Cerita yang biasanya dimainkan pada wayang tingklung masih sama seperti cerita wayang kulit pada umumnya, yaitu cerita Ramayana dan Mahabarata. Perbedaan yang terasa dalam pertunjukkan ini adalah kesederhanaan, tidak terlalu ramai, tidak memakan banyak tempat dan tidak memakan banyak biaya. Kesederhanaan yang ditampilkan dari wayang tingklung ini membuat suasana pertunjukkan semakin tenang dan cerita yang dibawakan lebih mudah tersampaikan kepada penonton. 

Hal yang menjadi ciri khas pertunjukkan wayang tingklung ini adalah suara dalang yang mampu berdendang menggantikan suara gamelan dan sinden. Sang dalang juga dibantu dengan alat-alat pendukungnya, seperti sebuah kotak kayu dan adanya cempala serta kepyak yang terbuat dari logam untuk menghasilkan suara-suara. Memainkan wayang Tingklung perlu memiliki koordinasi tubuh yang mumpuni. Seorang dalang dalam pertunjukkan wayang Tingklung hampir semua tubuhnya melakukan kegiatan, seperti tangan yang harus bermain menggerakkan wayang, kaki yang harus membunyikan kepyak, dan mulut yang harus bersuara untuk menceritakan lakon wayang sekaligus memainkan suara gamelan dan menggantikan sinden. 

Saat ini informasi mengenai wayang tingklung sedang disebarluaskan melalui museum yang ada di Kotagede, yakni Museum Kotagede, Intro Living Museum. Salah satu ruang pamer di museum ini menampilkan beberapa objek wayang yang digunakan untuk pertunjukkan wayang Tingklung. Terdapat pula videografis yang menjelaskan sekilas tentang Wayang Tingklung. Menurut infografis yang ada di Museum Kotagede, wayang Tingklung biasa disebut juga dengan istilah Wayang Cangkeman. Hal ini didasari oleh keyakinan masyarakat terhadap mitos larangan menabuh gamelan di Tanah Kauman, Kotagede, karena wilayah ini adalah wilayah para Ulama. 

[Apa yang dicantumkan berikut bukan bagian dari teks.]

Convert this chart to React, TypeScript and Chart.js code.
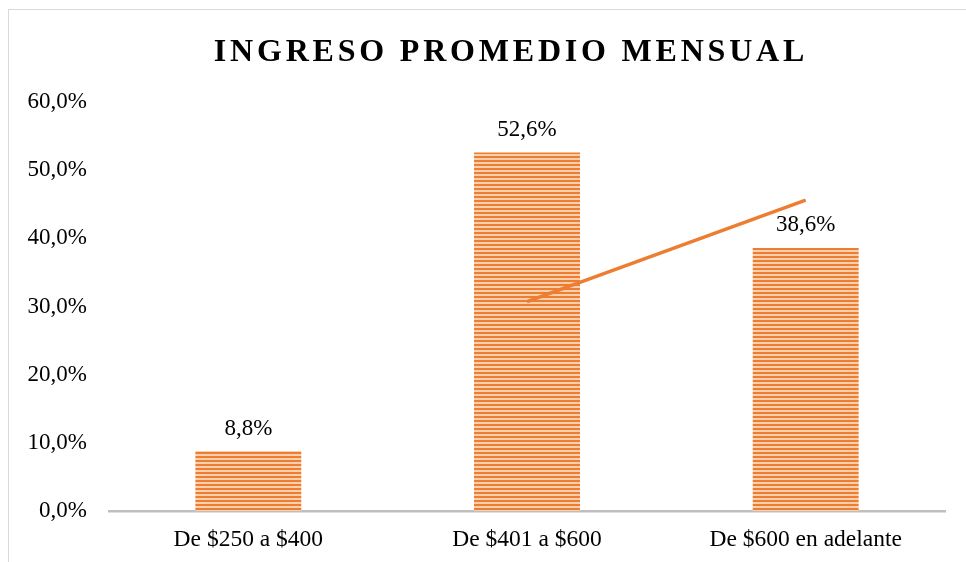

Di Kotagede sendiri, pertunjukkan wayang Tingklung ini masih dimainkan oleh seorang dalang handal dan legendaris bernama Pak Mudjiran. Pertunjukkan ini memang cukup sulit dijumpai saat ini, para penggiatnya juga sudah banyak yang berumur lansia, sehingga keberadaan kesenian ini perlu dilestarikan. Penelusuran tentang kesenian wayang tingklung sendiri masih tergolong sedikit, baik dari sejarah, perkembangan, dan unsur-unsur lainnya. Latar belakang lokasinya yang berada di kawasan Kotagede, menjadikan kesenian ini patut untuk digali lagi informasinya, karena Kotagede dahulunya adalah wilayah Kerajaan Mataram Islam yang sangat terkenal. Sehingga, penelitian mengenai Kotagede maupun kesenian Wayang Tingklung akan membantu dalam pelestarian. 

Referensi : 

Sunaryo, A. (2008). WAYANG KULIT GAYA SURAKARTA DAN YOGYAKARTA, PERUPAAN DAN PERBEDAANNYA. Imajinasi, 4.